Syntax error: 'mod' expected after [constr:operconstr level 200] (in [constr:operconstr]).
(does the error make more sense now?)
If you really want to use your mod notation while still using Arith's mod notation, you'll need to parse y at a lower level. Since x mod y is at level 40, we could make y be level 39 with
Notation "x == y 'mod' z" := (mod_equiv z x y) (at level 70, y at level 39).
Since arithmetic operations are at levels 40 and above, that means that we'd need to write 5 == (3 * 4) mod 7 using parentheses.
For your "%" notation, it's going to be difficult. "%" is normally used for scope delimitation (e.g. (x + y)%nat) and binds very tightly at level 1. You could make y parse at level 0, but that means that no notations at all can be used for y without parentheses. If that's acceptable, go ahead.
Since "%%" doesn't clash with anything (in the standard library), you're free to use it here at whatever level is convenient. You may want to make y parse at a lower level (y at next level is pretty standard), but it's not necessary.
Right associativity is the default. Apparently Coq's parser doesn't have a "no associativity" option, so even if you explicitly say "no associativity", it's still registered as right associative.
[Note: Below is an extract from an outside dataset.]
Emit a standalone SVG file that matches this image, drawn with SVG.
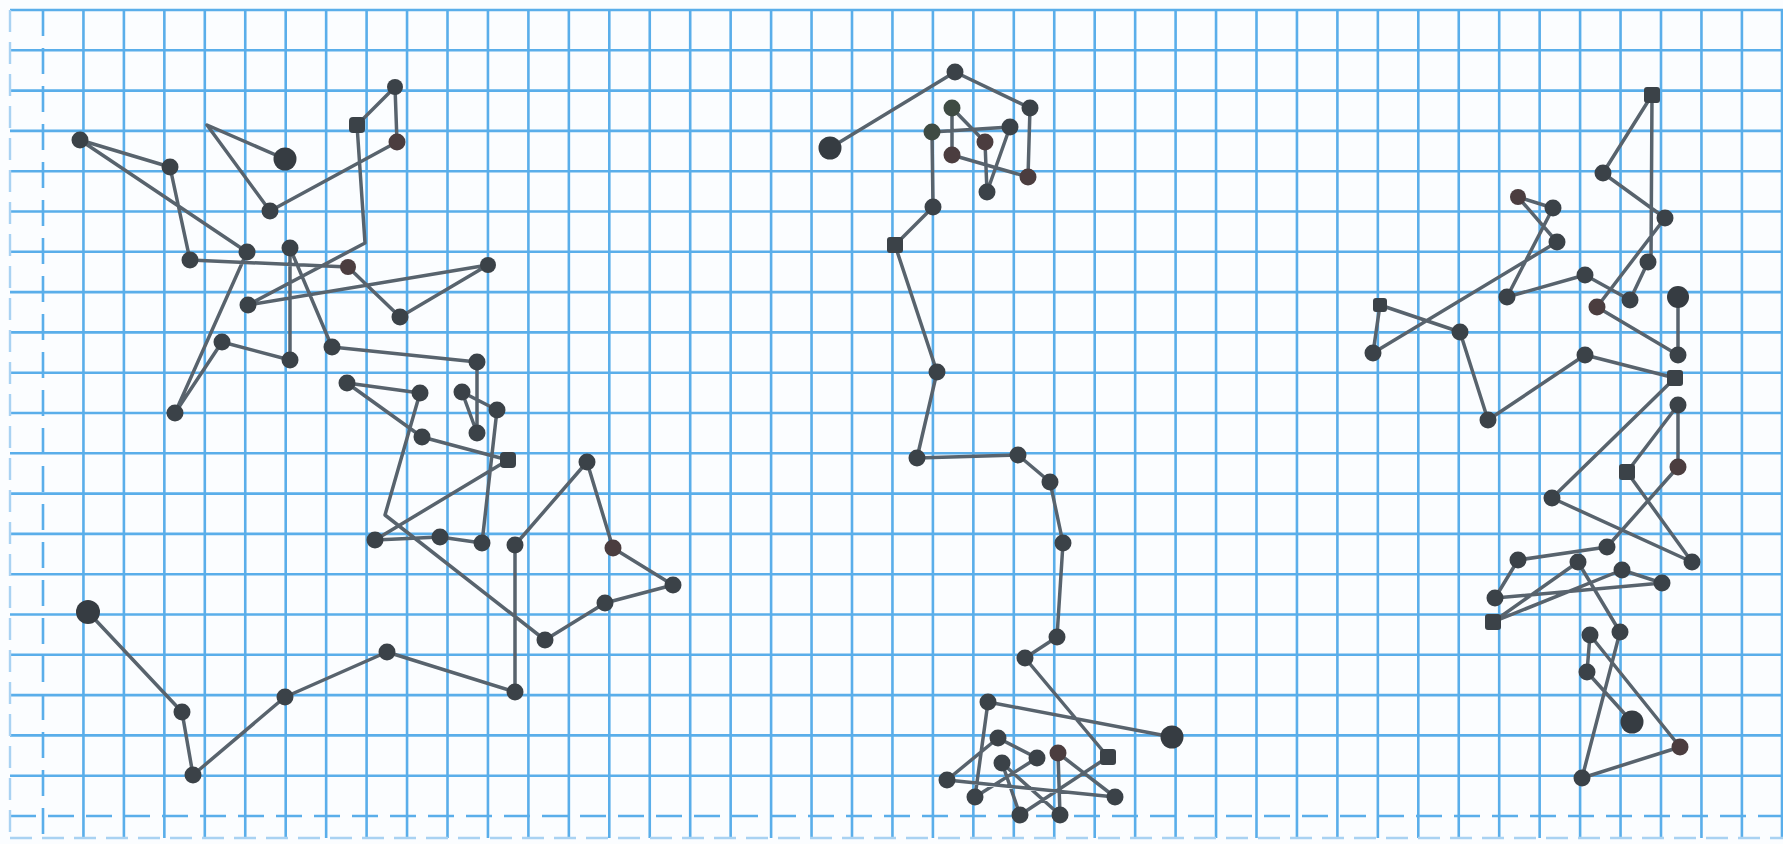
<svg xmlns="http://www.w3.org/2000/svg" width="1783" height="844" viewBox="0 0 1783 844">
<style>
.grid{stroke:#5aaeea;stroke-width:2.6;fill:none}
.edge{stroke:#5aaeea;stroke-width:2.6;fill:none;stroke-dasharray:26 12}
.faint{stroke:#a9d2f2;stroke-width:2.4;fill:none;stroke-dasharray:22 10}
.walk{stroke:#58636d;stroke-width:3.5;fill:none;stroke-linejoin:round;stroke-linecap:round}
.dot{fill:#3b4248}
.big{fill:#363c42}
.br{fill:#4b3d3f}
.gr{fill:#3f4b43}
</style>
<rect width="1783" height="844" fill="#fbfdff"/>
<g id="grid">
<path class="grid" d="M83.45 10V838M123.9 10V838M164.35 10V838M204.8 10V838M245.25 10V838M285.7 10V838M326.15 10V838M366.6 10V838M407.05 10V838M447.5 10V838M487.95 10V838M528.4 10V838M568.85 10V838M609.3 10V838M649.75 10V838M690.2 10V838M730.65 10V838M771.1 10V838M811.55 10V838M852 10V838M892.45 10V838M932.9 10V838M973.35 10V838M1013.8 10V838M1054.25 10V838M1094.7 10V838M1135.15 10V838M1175.6 10V838M1216.05 10V838M1256.5 10V838M1296.95 10V838M1337.4 10V838M1377.85 10V838M1418.3 10V838M1458.75 10V838M1499.2 10V838M1539.65 10V838M1580.1 10V838M1620.55 10V838M1661 10V838M1701.45 10V838M1741.9 10V838M1782 10V838"/>
<path class="grid" d="M10 10H1783M10 50.3H1783M10 90.6H1783M10 130.9H1783M10 171.2H1783M10 211.5H1783M10 251.8H1783M10 292.1H1783M10 332.4H1783M10 372.7H1783M10 413H1783M10 453.3H1783M10 493.6H1783M10 533.9H1783M10 574.2H1783M10 614.5H1783M10 654.8H1783M10 695.1H1783M10 735.4H1783M10 775.7H1783"/>
<path class="edge" d="M43 10V838M10 816H1783"/>
<path class="faint" d="M10 10V838M10 838H1783"/>
</g>
<g id="connectors">
<polyline id="walk-left" class="walk" points="88,612 182,712 193,775 285,697 387,652 515,692 515,545 587,462 613,548 673,585 605,603 545,640 385,515 420,393 347,383 422,437 508,460 375,540 440,537 482,543 497,410 462,392 477,433 477,362 332,347 290,248 290,360 222,342 175,413 247,252 80,140 170,167 190,260 348,267 400,317 488,265 248,305 365,243 357,125 395,87 397,142 270,211 207,125 285,159"/>
<polyline id="walk-middle" class="walk" points="830,148 955,72 1030,108 1028,177 952,155 952,108 985,142 987,192 1010,127 932,132 933,207 895,245 937,372 917,458 1018,455 1050,482 1063,543 1057,637 1025,658 1108,757 1020,815 1002,763 1060,815 1058,753 1115,797 947,780 998,738 1037,758 975,797 988,702 1172,737"/>
<polyline id="walk-right" class="walk" points="1678,297 1678,355 1597,307 1665,218 1603,173 1652,95 1651,262 1648,262 1630,300 1585,275 1507,297 1553,208 1518,197 1557,242 1373,353 1380,305 1460,332 1488,420 1585,355 1675,378 1552,498 1692,562 1627,472 1678,405 1678,467 1607,547 1518,560 1495,598 1662,583 1622,570 1493,622 1578,562 1620,632 1582,778 1680,747 1590,635 1587,672 1632,722"/>
</g>
<g id="walk-left-nodes">
<g id="l01"><circle class="big" cx="88" cy="612" r="12"/></g>
<g id="l02"><circle class="dot" cx="182" cy="712" r="8.5"/></g>
<g id="l03"><circle class="dot" cx="193" cy="775" r="8.5"/></g>
<g id="l04"><circle class="dot" cx="285" cy="697" r="8.5"/></g>
<g id="l05"><circle class="dot" cx="387" cy="652" r="8.5"/></g>
<g id="l06"><circle class="dot" cx="515" cy="692" r="8.5"/></g>
<g id="l07"><circle class="dot" cx="515" cy="545" r="8.5"/></g>
<g id="l08"><circle class="dot" cx="587" cy="462" r="8.5"/></g>
<g id="l09"><circle class="br" cx="613" cy="548" r="8.5"/></g>
<g id="l10"><circle class="dot" cx="673" cy="585" r="8.5"/></g>
<g id="l11"><circle class="dot" cx="605" cy="603" r="8.5"/></g>
<g id="l12"><circle class="dot" cx="545" cy="640" r="8.5"/></g>
<g id="l13"><circle class="dot" cx="420" cy="393" r="8.5"/></g>
<g id="l14"><circle class="dot" cx="347" cy="383" r="8.5"/></g>
<g id="l15"><circle class="dot" cx="422" cy="437" r="8.5"/></g>
<g id="l16"><rect class="dot" x="500" y="452" width="16" height="16" rx="4"/></g>
<g id="l17"><circle class="dot" cx="375" cy="540" r="8.5"/></g>
<g id="l18"><circle class="dot" cx="440" cy="537" r="8.5"/></g>
<g id="l19"><circle class="dot" cx="482" cy="543" r="8.5"/></g>
<g id="l20"><circle class="dot" cx="497" cy="410" r="8.5"/></g>
<g id="l21"><circle class="dot" cx="462" cy="392" r="8.5"/></g>
<g id="l22"><circle class="dot" cx="477" cy="433" r="8.5"/></g>
<g id="l23"><circle class="dot" cx="477" cy="362" r="8.5"/></g>
<g id="l24"><circle class="dot" cx="332" cy="347" r="8.5"/></g>
<g id="l25"><circle class="dot" cx="290" cy="248" r="8.5"/></g>
<g id="l26"><circle class="dot" cx="290" cy="360" r="8.5"/></g>
<g id="l27"><circle class="dot" cx="222" cy="342" r="8.5"/></g>
<g id="l28"><circle class="dot" cx="175" cy="413" r="8.5"/></g>
<g id="l29"><circle class="dot" cx="247" cy="252" r="8.5"/></g>
<g id="l30"><circle class="dot" cx="80" cy="140" r="8.5"/></g>
<g id="l31"><circle class="dot" cx="170" cy="167" r="8.5"/></g>
<g id="l32"><circle class="dot" cx="190" cy="260" r="8.5"/></g>
<g id="l33"><circle class="br" cx="348" cy="267" r="8"/></g>
<g id="l34"><circle class="dot" cx="400" cy="317" r="8.5"/></g>
<g id="l35"><circle class="dot" cx="488" cy="265" r="8"/></g>
<g id="l36"><circle class="dot" cx="248" cy="305" r="8.5"/></g>
<g id="l37"><rect class="dot" x="349" y="117" width="16" height="16" rx="4"/></g>
<g id="l38"><circle class="dot" cx="395" cy="87" r="8"/></g>
<g id="l39"><circle class="br" cx="397" cy="142" r="8.5"/></g>
<g id="l40"><circle class="dot" cx="270" cy="211" r="8.5"/></g>
<g id="l41"><circle class="big" cx="285" cy="159" r="11.5"/></g>
</g>
<g id="walk-middle-nodes">
<g id="m01"><circle class="big" cx="830" cy="148" r="11.5"/></g>
<g id="m02"><circle class="dot" cx="955" cy="72" r="8.5"/></g>
<g id="m03"><circle class="dot" cx="1030" cy="108" r="8.5"/></g>
<g id="m04"><circle class="br" cx="1028" cy="177" r="8.5"/></g>
<g id="m05"><circle class="br" cx="952" cy="155" r="8.5"/></g>
<g id="m06"><circle class="gr" cx="952" cy="108" r="8.5"/></g>
<g id="m07"><circle class="br" cx="985" cy="142" r="8.5"/></g>
<g id="m08"><circle class="dot" cx="987" cy="192" r="8.5"/></g>
<g id="m09"><circle class="dot" cx="1010" cy="127" r="8.5"/></g>
<g id="m10"><circle class="gr" cx="932" cy="132" r="8.5"/></g>
<g id="m11"><circle class="dot" cx="933" cy="207" r="8.5"/></g>
<g id="m12"><rect class="dot" x="887" y="237" width="16" height="16" rx="3"/></g>
<g id="m13"><circle class="dot" cx="937" cy="372" r="8.5"/></g>
<g id="m14"><circle class="dot" cx="917" cy="458" r="8.5"/></g>
<g id="m15"><circle class="dot" cx="1018" cy="455" r="8.5"/></g>
<g id="m16"><circle class="dot" cx="1050" cy="482" r="8.5"/></g>
<g id="m17"><circle class="dot" cx="1063" cy="543" r="8.5"/></g>
<g id="m18"><circle class="dot" cx="1057" cy="637" r="8.5"/></g>
<g id="m19"><circle class="dot" cx="1025" cy="658" r="8.5"/></g>
<g id="m20"><rect class="dot" x="1100" y="749" width="16" height="16" rx="3"/></g>
<g id="m21"><circle class="dot" cx="1020" cy="815" r="8.5"/></g>
<g id="m22"><circle class="dot" cx="1002" cy="763" r="8.5"/></g>
<g id="m23"><circle class="dot" cx="1060" cy="815" r="8.5"/></g>
<g id="m24"><circle class="br" cx="1058" cy="753" r="8.5"/></g>
<g id="m25"><circle class="dot" cx="1115" cy="797" r="8.5"/></g>
<g id="m26"><circle class="dot" cx="947" cy="780" r="8.5"/></g>
<g id="m27"><circle class="dot" cx="998" cy="738" r="8.5"/></g>
<g id="m28"><circle class="dot" cx="1037" cy="758" r="8.5"/></g>
<g id="m29"><circle class="dot" cx="975" cy="797" r="8.5"/></g>
<g id="m30"><circle class="dot" cx="988" cy="702" r="8.5"/></g>
<g id="m31"><circle class="big" cx="1172" cy="737" r="11.5"/></g>
</g>
<g id="walk-right-nodes">
<g id="r01"><circle class="big" cx="1678" cy="297" r="11"/></g>
<g id="r02"><circle class="dot" cx="1678" cy="355" r="8.5"/></g>
<g id="r03"><circle class="br" cx="1597" cy="307" r="8.5"/></g>
<g id="r04"><circle class="dot" cx="1665" cy="218" r="8.5"/></g>
<g id="r05"><circle class="dot" cx="1603" cy="173" r="8.5"/></g>
<g id="r06"><rect class="dot" x="1644" y="87" width="16" height="16" rx="3"/></g>
<g id="r07"><circle class="dot" cx="1648" cy="262" r="8.5"/></g>
<g id="r08"><circle class="dot" cx="1630" cy="300" r="8.5"/></g>
<g id="r09"><circle class="dot" cx="1585" cy="275" r="8.5"/></g>
<g id="r10"><circle class="dot" cx="1507" cy="297" r="8.5"/></g>
<g id="r11"><circle class="dot" cx="1553" cy="208" r="8.5"/></g>
<g id="r12"><circle class="br" cx="1518" cy="197" r="8"/></g>
<g id="r13"><circle class="dot" cx="1557" cy="242" r="8.5"/></g>
<g id="r14"><circle class="dot" cx="1373" cy="353" r="8.5"/></g>
<g id="r15"><rect class="dot" x="1373" y="298" width="14" height="14" rx="3"/></g>
<g id="r16"><circle class="dot" cx="1460" cy="332" r="8.5"/></g>
<g id="r17"><circle class="dot" cx="1488" cy="420" r="8.5"/></g>
<g id="r18"><circle class="dot" cx="1585" cy="355" r="8.5"/></g>
<g id="r19"><rect class="dot" x="1667" y="370" width="16" height="16" rx="3"/></g>
<g id="r20"><circle class="dot" cx="1552" cy="498" r="8.5"/></g>
<g id="r21"><circle class="dot" cx="1692" cy="562" r="8.5"/></g>
<g id="r22"><rect class="dot" x="1619" y="464" width="16" height="16" rx="3"/></g>
<g id="r23"><circle class="dot" cx="1678" cy="405" r="8.5"/></g>
<g id="r24"><circle class="br" cx="1678" cy="467" r="8.5"/></g>
<g id="r25"><circle class="dot" cx="1607" cy="547" r="8.5"/></g>
<g id="r26"><circle class="dot" cx="1518" cy="560" r="8.5"/></g>
<g id="r27"><circle class="dot" cx="1495" cy="598" r="8.5"/></g>
<g id="r28"><circle class="dot" cx="1662" cy="583" r="8.5"/></g>
<g id="r29"><circle class="dot" cx="1622" cy="570" r="8.5"/></g>
<g id="r30"><rect class="dot" x="1485" y="614" width="16" height="16" rx="3"/></g>
<g id="r31"><circle class="dot" cx="1578" cy="562" r="8.5"/></g>
<g id="r32"><circle class="dot" cx="1620" cy="632" r="8.5"/></g>
<g id="r33"><circle class="dot" cx="1582" cy="778" r="8.5"/></g>
<g id="r34"><circle class="br" cx="1680" cy="747" r="8.5"/></g>
<g id="r35"><circle class="dot" cx="1590" cy="635" r="8.5"/></g>
<g id="r36"><circle class="dot" cx="1587" cy="672" r="8.5"/></g>
<g id="r37"><circle class="big" cx="1632" cy="722" r="11.5"/></g>
</g>
</svg>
This doesn't often cause trouble in practice.
This is why the notation is reserved with "y at the next level". By default, variables in the middle of the notation are parsed at level 200, which can be seen by reserving a similar notation like Reserved Notation "x ^ y ^ z" (at level 70). and using Print Grammar constr. to see the parsing levels. As we'll see, this is what happens with x == y mod z.
What happens if more than one notation starts with "5 <="? The one with the lower level will obviously be taken, but if they have the same level, it tries both and backtracks if it doesn't parse. However, if one notation finishes, it doesn't backtrack even if that choice causes trouble later. I'm not sure of the exact rules, but I suspect it depends on which notation is declared first.